## [What to do]
Select every line holding the word "chart" and copy it.

## [Given material]
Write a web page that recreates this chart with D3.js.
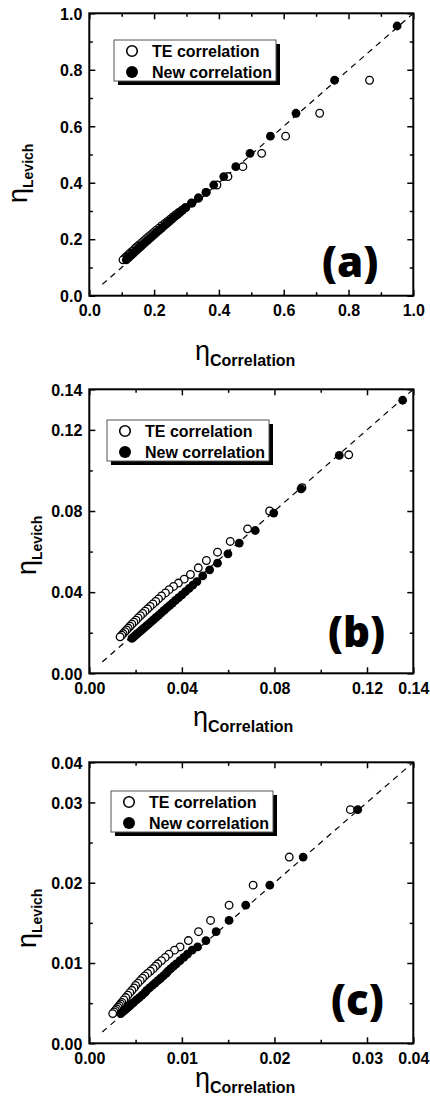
<!DOCTYPE html>
<html><head><meta charset="utf-8">
<script src="https://cdn.jsdelivr.net/npm/d3@7"></script>
<style>body{margin:0;background:#fff}svg{display:block}</style>
</head><body><svg id="chart" width="430" height="1100"></svg>
<script>
// ---------- DATA ----------
const seriesNames = ["TE correlation", "New correlation"];
const panelLetters = ["(a)", "(b)", "(c)"];

// panel (a)
const aDomain = [0, 1.0];
const aTicks = [0, 0.2, 0.4, 0.6, 0.8, 1.0];
const aTickLabels = ["0.0", "0.2", "0.4", "0.6", "0.8", "1.0"];
const aMinor = [0.1, 0.3, 0.5, 0.7, 0.9];
const aParity = [0.04, 1.0];
const aLevichTE = [0.955, 0.763, 0.646, 0.565, 0.504, 0.457, 0.422, 0.392, 0.366, 0.346, 0.328, 0.312,
  0.303, 0.295, 0.287, 0.279, 0.271, 0.263, 0.255, 0.247, 0.239, 0.231, 0.223, 0.216, 0.209, 0.202,
  0.195, 0.188, 0.181, 0.175, 0.169, 0.163, 0.157, 0.151, 0.146, 0.141, 0.136, 0.131, 0.127];
const aCorrTE = [null, 0.865, 0.711, 0.606, 0.532, 0.474, 0.428, 0.394, 0.361, 0.337, 0.315, 0.296,
  0.286, 0.276, 0.267, 0.258, 0.250, 0.241, 0.232, 0.223, 0.215, 0.206, 0.198, 0.191, 0.183, 0.176,
  0.169, 0.162, 0.155, 0.149, 0.143, 0.138, 0.132, 0.126, 0.122, 0.117, 0.112, 0.108, 0.104];
const aLevichNew = aLevichTE;
const aCorrNew = [0.950, 0.757, 0.638, 0.559, 0.496, 0.452, 0.415, 0.384, 0.360, 0.337, 0.317, 0.298,
  0.288, 0.280, 0.272, 0.263, 0.255, 0.247, 0.239, 0.231, 0.223, 0.215, 0.207, 0.200, 0.193, 0.186,
  0.179, 0.172, 0.165, 0.159, 0.154, 0.148, 0.142, 0.136, 0.132, 0.127, 0.122, 0.117, 0.114];

// panel (b)
const bDomain = [0, 0.14];
const bTicks = [0, 0.04, 0.08, 0.12, 0.14];
const bTickLabels = ["0.00", "0.04", "0.08", "0.12", "0.14"];
const bMinor = [0.02, 0.06, 0.10];
const bParity = [0.0056, 0.14];
const bLevichTE = [0.1346, 0.1077, 0.0915, 0.0800, 0.0712, 0.0650, 0.0597, 0.0556, 0.0520, 0.0487, 0.0464,
  0.0445, 0.0428, 0.0412, 0.0396, 0.0381, 0.0367,
  0.0354, 0.0342, 0.0330, 0.0318, 0.0306, 0.0295, 0.0284, 0.0273, 0.0262, 0.0252, 0.0242, 0.0232,
  0.0223, 0.0214, 0.0205, 0.0196, 0.0188, 0.0180];
const bCorrTE = [null, 0.1121, 0.0919, 0.0779, 0.0684, 0.0609, 0.0554, 0.0506, 0.0471, 0.0437, 0.0410,
  0.0385, 0.0364, 0.0345, 0.0329, 0.0312, 0.0299,
  0.0287, 0.0275, 0.0263, 0.0252, 0.0241, 0.0231, 0.0221, 0.0211, 0.0202, 0.0193, 0.0184, 0.0176,
  0.0168, 0.0161, 0.0154, 0.0146, 0.0140, 0.0133];
const bLevichNew = [0.1346, 0.1074, 0.0909, 0.0790, 0.0704, 0.0642, 0.0589, 0.0543, 0.0510, 0.0480, 0.0452,
  0.0434, 0.0418, 0.0402, 0.0387, 0.0373, 0.0359,
  0.0346, 0.0334, 0.0322, 0.0310, 0.0298, 0.0287, 0.0276, 0.0265, 0.0254, 0.0244, 0.0234, 0.0224,
  0.0215, 0.0206, 0.0197, 0.0188, 0.0180, 0.0172];
const bCorrNew = [0.1354, 0.1080, 0.0915, 0.0797, 0.0717, 0.0648, 0.0599, 0.0554, 0.0520, 0.0490, 0.0465,
  0.0447, 0.0431, 0.0415, 0.0400, 0.0386, 0.0372,
  0.0359, 0.0347, 0.0335, 0.0323, 0.0311, 0.0300, 0.0289, 0.0278, 0.0267, 0.0257, 0.0247, 0.0237,
  0.0228, 0.0219, 0.0209, 0.0200, 0.0192, 0.0184];

// panel (c)
const cDomain = [0, 0.035];
const cTicks = [0, 0.01, 0.02, 0.03, 0.035];
const cTickLabels = ["0.00", "0.01", "0.02", "0.03", "0.04"];
const cMinor = [0.005, 0.015, 0.025];
const cParity = [0.0014, 0.035];
const cLevichTE = [0.0291, 0.0232, 0.0197, 0.0172, 0.0153, 0.0139, 0.0128, 0.0120, 0.0116, 0.0111, 0.0107, 0.0103, 0.0099,
  0.0096, 0.0093, 0.0090, 0.0087, 0.0084, 0.0081, 0.0078, 0.0075, 0.0072, 0.0069, 0.0066, 0.0063,
  0.0060, 0.0057, 0.0054, 0.0051, 0.0049, 0.0047, 0.0045, 0.0043, 0.0041, 0.0039, 0.0037];
const cCorrTE = [0.0282, 0.0216, 0.0177, 0.0151, 0.0131, 0.0118, 0.0107, 0.0098, 0.0092, 0.0086, 0.0082, 0.0078, 0.0074,
  0.00715, 0.0069, 0.0066, 0.0063, 0.0060, 0.00575, 0.0055, 0.00525, 0.0050, 0.00483, 0.0046, 0.00438,
  0.00416, 0.00394, 0.00373, 0.00352, 0.00338, 0.00323, 0.00309, 0.00295, 0.00281, 0.00267, 0.00253];
const cLevichNew = cLevichTE;
const cCorrNew = [0.0290, 0.0231, 0.0195, 0.0169, 0.0151, 0.0137, 0.0126, 0.0117, 0.0111, 0.0106, 0.0102, 0.0098, 0.0094,
  0.0091, 0.0088, 0.0085, 0.0083, 0.0080, 0.0077, 0.0074, 0.0071, 0.0068, 0.0065, 0.0062, 0.0060,
  0.0057, 0.0054, 0.0051, 0.0048, 0.0046, 0.0044, 0.0042, 0.0040, 0.0038, 0.0036, 0.0034];

// ---------- LAYOUT ----------
const FONT = "'Liberation Sans', Arial, Helvetica, sans-serif";
const panels = [
  {letter: panelLetters[0], domain: aDomain, ticks: aTicks, labels: aTickLabels, minor: aMinor, parity: aParity,
   teY: aLevichTE, teX: aCorrTE, newY: aLevichNew, newX: aCorrNew,
   top: 13.3, bottom: 295.7, legend: [114, 40], xTitle: [195, 366], yTitle: [27, 203], letterPos: [322, 277]},
  {letter: panelLetters[1], domain: bDomain, ticks: bTicks, labels: bTickLabels, minor: bMinor, parity: bParity,
   teY: bLevichTE, teX: bCorrTE, newY: bLevichNew, newX: bCorrNew,
   top: 389.3, bottom: 673.3, legend: [107, 420], xTitle: [193, 732], yTitle: [36, 575], letterPos: [328, 647]},
  {letter: panelLetters[2], domain: cDomain, ticks: cTicks, labels: cTickLabels, minor: cMinor, parity: cParity,
   teY: cLevichTE, teX: cCorrTE, newY: cLevichNew, newX: cCorrNew,
   top: 762.3, bottom: 1043.3, legend: [111, 791], xTitle: [195, 1093], yTitle: [36, 948], letterPos: [331, 1015]}
];
const LEFT = 89.3, RIGHT = 413.3;

const svg = d3.select("#chart");
svg.append("rect").attr("width", 430).attr("height", 1100).attr("fill", "#fff");

function drawPanel(p) {
  const x = d3.scaleLinear().domain(p.domain).range([LEFT, RIGHT]);
  const y = d3.scaleLinear().domain(p.domain).range([p.bottom, p.top]);
  const g = svg.append("g");

  function axis(gen, tx, ty, vals, size, fmt) {
    const a = g.append("g").attr("transform", `translate(${tx},${ty})`)
      .call(gen.tickValues(vals).tickSize(size).tickSizeOuter(0).tickFormat(fmt));
    a.select(".domain").remove();
    a.selectAll("line").attr("stroke", "#000").attr("stroke-width", 1.5);
    a.attr("font-family", FONT).attr("font-size", 16).attr("font-weight", "bold");
    a.selectAll("text").attr("fill", "#000");
    return a;
  }
  const lab = (d, i) => p.labels[i];
  const none = () => "";
  const bx = axis(d3.axisBottom(x), 0, p.bottom, p.ticks, -6, lab);
  bx.selectAll("text").attr("y", 20.5).attr("dy", null);
  const ly = axis(d3.axisLeft(y), LEFT, 0, p.ticks, -6, lab);
  ly.selectAll("text").attr("x", -7).attr("dy", "0.36em");
  axis(d3.axisTop(x), 0, p.top, p.ticks, -6, none);
  axis(d3.axisRight(y), RIGHT, 0, p.ticks, -6, none);
  axis(d3.axisBottom(x), 0, p.bottom, p.minor, -3.5, none);
  axis(d3.axisTop(x), 0, p.top, p.minor, -3.5, none);
  axis(d3.axisLeft(y), LEFT, 0, p.minor, -3.5, none);
  axis(d3.axisRight(y), RIGHT, 0, p.minor, -3.5, none);

  g.append("rect").attr("x", LEFT).attr("y", p.top)
    .attr("width", RIGHT - LEFT).attr("height", p.bottom - p.top)
    .attr("fill", "none").attr("stroke", "#000").attr("stroke-width", 2);

  g.append("line")
    .attr("x1", x(p.parity[0])).attr("y1", y(p.parity[0]))
    .attr("x2", x(p.parity[1])).attr("y2", y(p.parity[1]))
    .attr("stroke", "#000").attr("stroke-width", 1.2).attr("stroke-dasharray", "6,5");

  const te = p.teX.map((v, i) => ({x: v, y: p.teY[i]})).filter(d => d.x != null);
  const nw = p.newX.map((v, i) => ({x: v, y: p.newY[i]})).filter(d => d.x != null);
  g.append("g").selectAll("circle").data(te).join("circle")
    .attr("cx", d => x(d.x)).attr("cy", d => y(d.y)).attr("r", 3.8)
    .attr("fill", "#fff").attr("stroke", "#000").attr("stroke-width", 1.3);
  g.append("g").selectAll("circle").data(nw).join("circle")
    .attr("cx", d => x(d.x)).attr("cy", d => y(d.y)).attr("r", 4.4)
    .attr("fill", "#000");

  const [lx, ly0] = p.legend;
  const lg = g.append("g").attr("transform", `translate(${lx},${ly0})`);
  lg.append("rect").attr("x", 4).attr("y", 4).attr("width", 162).attr("height", 41).attr("fill", "#000");
  lg.append("rect").attr("x", 0).attr("y", 0).attr("width", 162).attr("height", 41)
    .attr("fill", "#fff").attr("stroke", "#555").attr("stroke-width", 1);
  lg.append("circle").attr("cx", 18).attr("cy", 11).attr("r", 5.3)
    .attr("fill", "#fff").attr("stroke", "#000").attr("stroke-width", 1.6);
  lg.append("circle").attr("cx", 18).attr("cy", 32).attr("r", 6).attr("fill", "#000");
  lg.selectAll("text.leg").data(seriesNames).join("text").attr("class", "leg")
    .attr("x", 38).attr("y", (d, i) => 16.8 + i * 21)
    .attr("font-family", FONT).attr("font-size", 16).attr("font-weight", "bold")
    .attr("fill", "#000").text(d => d);

  const xt = g.append("text").attr("x", p.xTitle[0]).attr("y", p.xTitle[1] - 6)
    .attr("font-family", FONT).attr("fill", "#000");
  xt.append("tspan").attr("font-size", 27).text("η");
  xt.append("tspan").attr("dy", 6).attr("font-size", 16).attr("font-weight", "bold").text("Correlation");

  const yt = g.append("text")
    .attr("transform", `translate(${p.yTitle[0]},${p.yTitle[1]}) rotate(-90)`)
    .attr("font-family", FONT).attr("fill", "#000");
  yt.append("tspan").attr("font-size", 27).text("η");
  yt.append("tspan").attr("dy", 6).attr("font-size", 14).attr("font-weight", "bold").text("Levich");

  g.append("text").attr("x", p.letterPos[0]).attr("y", p.letterPos[1])
    .attr("font-family", "'Open Sans', 'DejaVu Sans', sans-serif").attr("font-weight", 800)
    .attr("font-size", 42).attr("fill", "#000").text(p.letter);
}

panels.forEach(drawPanel);
</script></body></html>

## [Result of this task]
Write a web page that recreates this chart with D3.js.
</head><body><svg id="chart" width="430" height="1100"></svg>
const svg = d3.select("#chart");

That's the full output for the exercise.